Phase 2 of the prestigious Edinburgh Quay – the flagship development at the eastern terminus of the Union Canal – has just been completed to provide Scotland’s Capital with additional premium high-tech office and retail space in the heart of the financial exchange area.
The first phase of the project has already won many awards and is a testament to the developer’s approach of creating such a mixed use development adjacent to the Union Canal basin.
The five-storey development that is Phase 2, is cooled and heated by 25 Mitsubishi Electric City Multi outdoor condensers providing simultaneous hot and cold air to 125 indoor fan coil units.

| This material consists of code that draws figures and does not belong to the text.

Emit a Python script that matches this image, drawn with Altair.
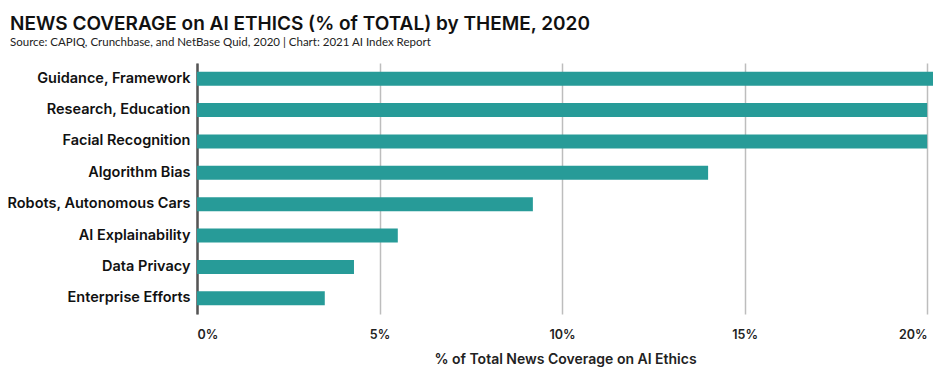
import altair as alt
import pandas as pd

themes = ["Guidance, Framework", "Research, Education", "Facial Recognition",
          "Algorithm Bias", "Robots, Autonomous Cars", "AI Explainability",
          "Data Privacy", "Enterprise Efforts"]
shares = [20.6, 20.0, 20.0, 14.0, 9.2, 5.5, 4.3, 3.5]
ticks = [0, 5, 10, 15, 20]

df = pd.DataFrame({"theme": themes, "share": shares})

FONT = "Inter"

chart = alt.Chart(df).mark_bar(color="#279B98", clip=True).encode(
    x=alt.X("share:Q",
            scale=alt.Scale(domain=[0, 20.16], nice=False, zero=True),
            axis=alt.Axis(values=ticks, labelExpr="datum.value + '%'",
                          title="% of Total News Coverage on AI Ethics",
                          domain=False, ticks=False, grid=True,
                          gridColor="#bdbdbd", gridWidth=1.5,
                          labelPadding=14, labelFlush=True,
                          labelAlign={"expr": "datum.value == 0 ? 'left' : datum.value == 20 ? 'right' : 'center'"},
                          labelFont=FONT, labelFontSize=12.5, labelFontWeight=600,
                          labelColor="#222",
                          titleFont=FONT, titleFontSize=14, titleFontWeight=600,
                          titleColor="#222", titlePadding=12)),
    y=alt.Y("theme:N", sort=themes,
            scale=alt.Scale(paddingInner=0.55, paddingOuter=0.275),
            axis=alt.Axis(title=None, ticks=False, domain=True,
                          domainColor="#555", domainWidth=2.5,
                          labelPadding=7, labelLimit=260, labelFont=FONT,
                          labelFontSize=14.5,
                          labelFontWeight=600, labelColor="#111")),
).properties(
    width=736, height=251,
    autosize=alt.AutoSizeParams(type="none"),
    padding={"left": 189, "top": 55, "right": 0, "bottom": 55},
    title=alt.TitleParams(
        text="NEWS COVERAGE on AI ETHICS (% of TOTAL) by THEME, 2020",
        subtitle="Source: CAPIQ, Crunchbase, and NetBase Quid, 2020 | Chart: 2021 AI Index Report",
        anchor="start", frame="group", dx=-187, offset=15,
        font=FONT, fontSize=19, fontWeight=600, color="#111",
        subtitleFont="Lato", subtitleFontSize=11.5, subtitleColor="#222",
        subtitlePadding=3),
).configure_view(stroke=None)

chart.save("out.html", embed_options={"renderer": "svg", "actions": False})
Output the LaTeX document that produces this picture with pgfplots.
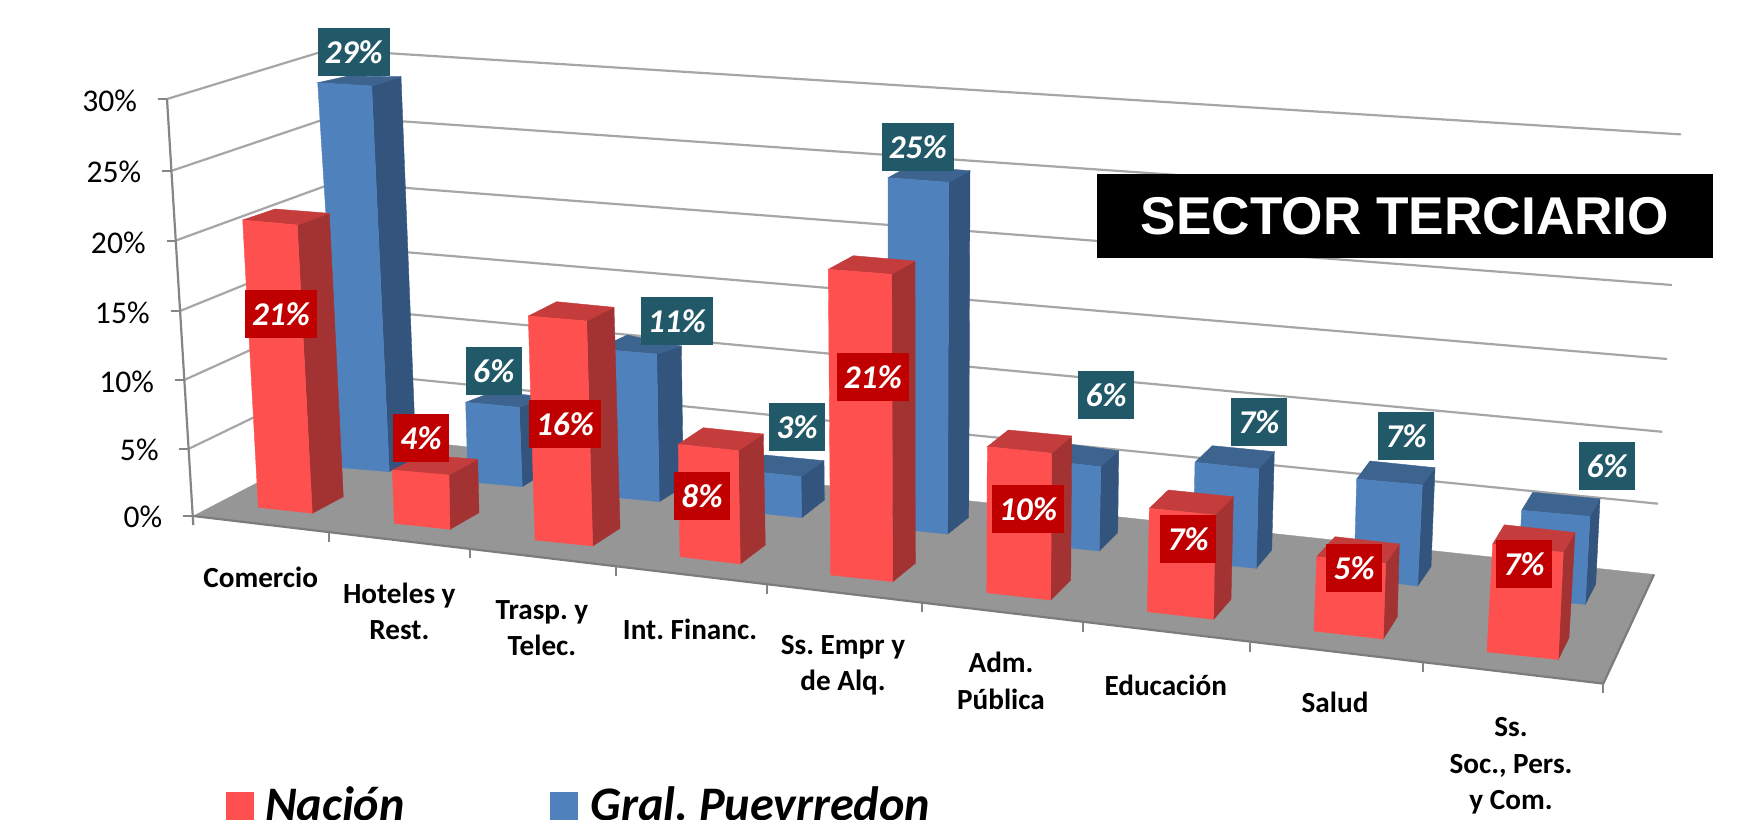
\documentclass[border=0pt]{standalone}
\usepackage{fontspec}
\setmainfont{Carlito}
\newfontfamily\titlefont{Liberation Sans}
\usepackage{pgfplots}
\pgfplotsset{compat=1.18}
\frenchspacing

\definecolor{redF}{HTML}{FF5050}
\definecolor{redS}{HTML}{A33232}
\definecolor{redT}{HTML}{C43C3C}
\definecolor{bluF}{HTML}{4F81BD}
\definecolor{bluS}{HTML}{33547D}
\definecolor{bluT}{HTML}{3D638F}
\definecolor{redL}{HTML}{C00000}
\definecolor{bluL}{HTML}{215968}
\definecolor{floorc}{HTML}{969696}
\definecolor{gridc}{HTML}{A6A6A6}

% the chart is a 3D perspective one: every face is a polygon,
% axis units are the reference's pixels (y downwards)
\newcommand{\poly}[2]{\addplot[fill=#1,draw=#1,line width=0.2pt] coordinates {#2} -- cycle;}
% prefix, front-left top, front-right top, back-left top, back-right top, bottoms FL FR BR
\newcommand{\cuboid}[8]{%
  \poly{#1S}{#3 #5 #8 #7}%
  \poly{#1T}{#2 #4 #5 #3}%
  \poly{#1F}{#2 #3 #7 #6}%
}
\newcommand{\gl}[1]{\addplot[gridc,line width=1.1pt] coordinates {#1};}
\newcommand{\tk}[1]{\addplot[gridc!80!black,line width=1.1pt] coordinates {#1};}
\newcommand{\lb}[1]{\raisebox{-0.8pt}{#1}}

\tikzset{
  ylab/.style={anchor=east,inner sep=0pt,font=\fontsize{15.8}{18}\selectfont},
  cat/.style={align=center,inner sep=0pt,font=\fontsize{14.6}{18.2}\selectfont\bfseries},
  vb/.style={fill=#1,text=white,inner sep=0pt,minimum height=24pt,font=\fontsize{16.6}{18}\selectfont\bfseries\itshape},
  two/.style={vb=#1,minimum width=36pt},
  one/.style={vb=#1,minimum width=28pt},
}

\begin{document}
\begin{tikzpicture}
\useasboundingbox (0,0) rectangle (875pt,409.5pt);
\begin{axis}[
  at={(0,0)}, anchor=south west,
  scale only axis, width=875pt, height=409.5pt,
  xmin=0, xmax=1750, ymin=0, ymax=819, y dir=reverse,
  hide axis, clip=false,
]
% floor
\poly{floorc}{(193.3,516) (350.5,434.3) (1654,574.5) (1603.3,683.6)}
\addplot[gridc!75!black,line width=1.1pt] coordinates {(193.3,516) (1603.3,683.6) (1654,574.5)};

% gridlines: axis, back corner, right end
\gl{(167,99) (329,49.5) (1681,134.4)}
\gl{(171,171) (332.5,116.5) (1676.5,209.6)}
\gl{(175.3,240.7) (335,182.5) (1672,285)}
\gl{(180,311) (339,246.5) (1667,359)}
\gl{(184.3,380) (343,308) (1662.3,431.8)}
\gl{(189,448.7) (346.5,372.5) (1658,503.7)}

% value axis and its ticks
\tk{(167,99) (193.3,525)}
\tk{(157.7,99) (167,99)}
\tk{(162.3,171) (171,171)}
\tk{(166.7,240.7) (175.3,240.7)}
\tk{(170.7,311) (180,311)}
\tk{(175.3,380) (184.3,380)}
\tk{(179.3,448.7) (189,448.7)}
\tk{(183.3,516) (193.3,516)}

% category ticks
\tk{(329.3,533) (329.3,541.7)}
\tk{(470,550) (470,558)}
\tk{(615.7,566) (615.7,575.7)}
\tk{(766.7,585) (766.7,594)}
\tk{(921.7,603) (921.7,612)}
\tk{(1083,623) (1083,631.7)}
\tk{(1250,643) (1250,651.7)}
\tk{(1423.3,663) (1423.3,671.7)}
\tk{(1603.3,683.6) (1603.3,693)}

% Gral. Puevrredon
\cuboid{blu}{(317.7,82.7)}{(371.7,86)}{(348,76)}{(401,76.7)}{(341.7,467.7)}{(389.3,471.7)}{(416,458)}
\cuboid{blu}{(465.7,402.3)}{(519.3,407.3)}{(493.3,391.7)}{(548,397)}{(468,481.7)}{(522.3,486.7)}{(549,470)}
\cuboid{blu}{(597,349)}{(656.7,354)}{(627.3,335)}{(681.3,346)}{(598,495.7)}{(659.3,501.7)}{(683.3,486.7)}
\cuboid{blu}{(740,470)}{(801,476.7)}{(765,455)}{(824,460.7)}{(740,511)}{(801.7,517.7)}{(824.3,500)}
\cuboid{blu}{(888,177.7)}{(948.7,182.3)}{(909.3,166)}{(970,170.7)}{(888,528)}{(947.7,534)}{(968.7,517.3)}
\cuboid{blu}{(1040,460)}{(1100.7,466.7)}{(1060,443)}{(1118.7,450.7)}{(1040,545)}{(1099.3,551)}{(1117.7,532.7)}
\cuboid{blu}{(1195,462.3)}{(1258.7,469)}{(1212.3,445.7)}{(1274.3,451.7)}{(1193,562)}{(1256.3,568.3)}{(1271.7,550)}
\cuboid{blu}{(1356.7,479)}{(1422.3,485)}{(1370,461)}{(1435,467.7)}{(1354,578)}{(1417.7,586)}{(1431,566.7)}
\cuboid{blu}{(1521.7,510.3)}{(1590,516.4)}{(1532.7,492.3)}{(1600,498.8)}{(1517,598)}{(1585.3,604.4)}{(1595.7,584)}

% Nacion
\cuboid{red}{(242.7,220)}{(297.3,225)}{(275,209)}{(329.3,213.3)}{(258.3,507.3)}{(312.3,513.3)}{(343.3,496.7)}
\cuboid{red}{(392.3,470)}{(449,475)}{(423,455)}{(477.7,459.3)}{(394.3,523.3)}{(450,529.3)}{(479,512.7)}
\cuboid{red}{(528.3,316)}{(586.7,321)}{(556.7,301.7)}{(614,307.3)}{(535,540)}{(592.7,546)}{(620,528.3)}
\cuboid{red}{(678.3,444.3)}{(738.3,450.7)}{(703.3,427.7)}{(763.3,434)}{(680,556.7)}{(740.3,564)}{(765.3,545)}
\cuboid{red}{(828.3,269.3)}{(891.7,274.3)}{(853.3,255.7)}{(915,261)}{(830.7,575)}{(892.7,581.7)}{(915.3,563.3)}
\cuboid{red}{(987.3,446.7)}{(1051.7,453.3)}{(1008.3,430)}{(1071.7,436)}{(986.7,592.7)}{(1050.7,600)}{(1070.7,580)}
\cuboid{red}{(1149.3,508.3)}{(1215,515)}{(1168.3,490)}{(1233.3,496.7)}{(1147.3,611.7)}{(1213.7,619.3)}{(1231,599.3)}
\cuboid{red}{(1316.7,556.7)}{(1385.7,563.3)}{(1335,536.7)}{(1399.3,544)}{(1314,631)}{(1383.3,639)}{(1397.3,616.7)}
\cuboid{red}{(1492.7,544)}{(1563.3,552.4)}{(1504.3,524.8)}{(1575,532.5)}{(1487,651.9)}{(1558.3,659.5)}{(1569,637.7)}

% value labels on the axis
\node[ylab] at (axis cs:137.3,101) {30\%};
\node[ylab] at (axis cs:141.7,172) {25\%};
\node[ylab] at (axis cs:146,243) {20\%};
\node[ylab] at (axis cs:150,313) {15\%};
\node[ylab] at (axis cs:154.3,382) {10\%};
\node[ylab] at (axis cs:159,450) {5\%};
\node[ylab] at (axis cs:162.7,516.7) {0\%};

% categories
\node[cat] at (axis cs:260.7,577) {Comercio};
\node[cat] at (axis cs:399.3,611.5) {Hoteles y\\Rest.};
\node[cat] at (axis cs:542,628) {Trasp. y\\Telec.};
\node[cat] at (axis cs:690,629.5) {Int. Financ.};
\node[cat] at (axis cs:843,665.5) {Ss. Empr y\\de Alq.};
\node[cat] at (axis cs:1001,681) {Adm.\\Pública};
\node[cat] at (axis cs:1165.7,685.5) {Educación};
\node[cat] at (axis cs:1335,702.5) {Salud};
\node[cat] at (axis cs:1511,766) {Ss.\\Soc., Pers.\\y Com.};

% data labels
\node[two=bluL] at (axis cs:353.7,52) {\lb{29\%}};
\node[one=bluL] at (axis cs:493.7,371) {\lb{6\%}};
\node[two=bluL] at (axis cs:676.8,320.8) {\lb{11\%}};
\node[one=bluL] at (axis cs:797,426.8) {\lb{3\%}};
\node[two=bluL] at (axis cs:917.8,146.8) {\lb{25\%}};
\node[one=bluL] at (axis cs:1106,395) {\lb{6\%}};
\node[one=bluL] at (axis cs:1258.8,421.8) {\lb{7\%}};
\node[one=bluL] at (axis cs:1406,436) {\lb{7\%}};
\node[one=bluL] at (axis cs:1607,465.8) {\lb{6\%}};
\node[two=redL] at (axis cs:281,313.8) {\lb{21\%}};
\node[one=redL] at (axis cs:421,437.8) {\lb{4\%}};
\node[two=redL] at (axis cs:565,423.8) {\lb{16\%}};
\node[one=redL] at (axis cs:702,495.8) {\lb{8\%}};
\node[two=redL] at (axis cs:872.8,376.8) {\lb{21\%}};
\node[two=redL] at (axis cs:1028,509) {\lb{10\%}};
\node[one=redL] at (axis cs:1188,538.8) {\lb{7\%}};
\node[one=redL] at (axis cs:1354,567.8) {\lb{5\%}};
\node[one=redL] at (axis cs:1524,564) {\lb{7\%}};

% title box
\node[fill=black,text=white,minimum width=308pt,minimum height=42pt,inner sep=0pt,
  font=\fontsize{26.6}{30}\selectfont\titlefont\bfseries] at (axis cs:1405,216) {\raisebox{-0.6pt}{SECTOR TERCIARIO}};

% legend, cut by the lower edge as in the original
\poly{redF}{(226,792.3) (252.7,792.3) (252.7,830) (226,830)}
\poly{bluF}{(550,792.3) (576.7,792.3) (576.7,830) (550,830)}
\node[anchor=base west,inner sep=0pt,font=\fontsize{24.1}{26}\selectfont\bfseries\itshape] at (axis cs:264.7,820) {Nación};
\node[anchor=base west,inner sep=0pt,font=\fontsize{24.1}{26}\selectfont\bfseries\itshape] at (axis cs:590,820) {Gral. Puevrredon};
\end{axis}
\end{tikzpicture}
\end{document}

The air conditioning is monitored and controlled using four of Mitsubishi Electric’s advanced G50 controllers and 25 TG2000 graphic interfaces, which provide the occupants with an accurate representation of the physical layout of the floors, allowing for full remote control of each individual internal unit.
The Building Services & Environmental Engineering consultants on the prestigious job were RSP Consulting Engineers LLP who are one of Scotland’s largest private practices.
Arthur McKay Building Services were appointed to install the air conditioning.
Robert Tonner, who led the project for Arthur McKay praised the flexibility of the City Multi equipment and the control that Mitsubishi Electric’s products offer.
“We offer our customers total professionalism and we were delighted with the way that Mitsubishi Electric supported the installation and with the equipment itself.”
Drawings of the building’s services were imported straight into the TG2000 graphics package to easily illustrate the location of each indoor unit and this, combined with the ease of installation that Mitsubishi Electric’s unique two-pipe VRF system (the industry norm is three-pipes) helped Arthur McKay deliver a highly professional finish for the building’s owners, developers Edinburgh Quay Ltd – a joint venture between Miller Developments and British Waterways.
“It was just as well that City Multi has flexibility built-in as we subsequently had to extend the job so that each of the 10 separate office and retail areas could have their air conditioning turned on for an additional two hours a day at the touch of a button,” added Mr Tonner. “Normally, the timers would need a complete reprogramming of the night setback facility to enable this to happen.”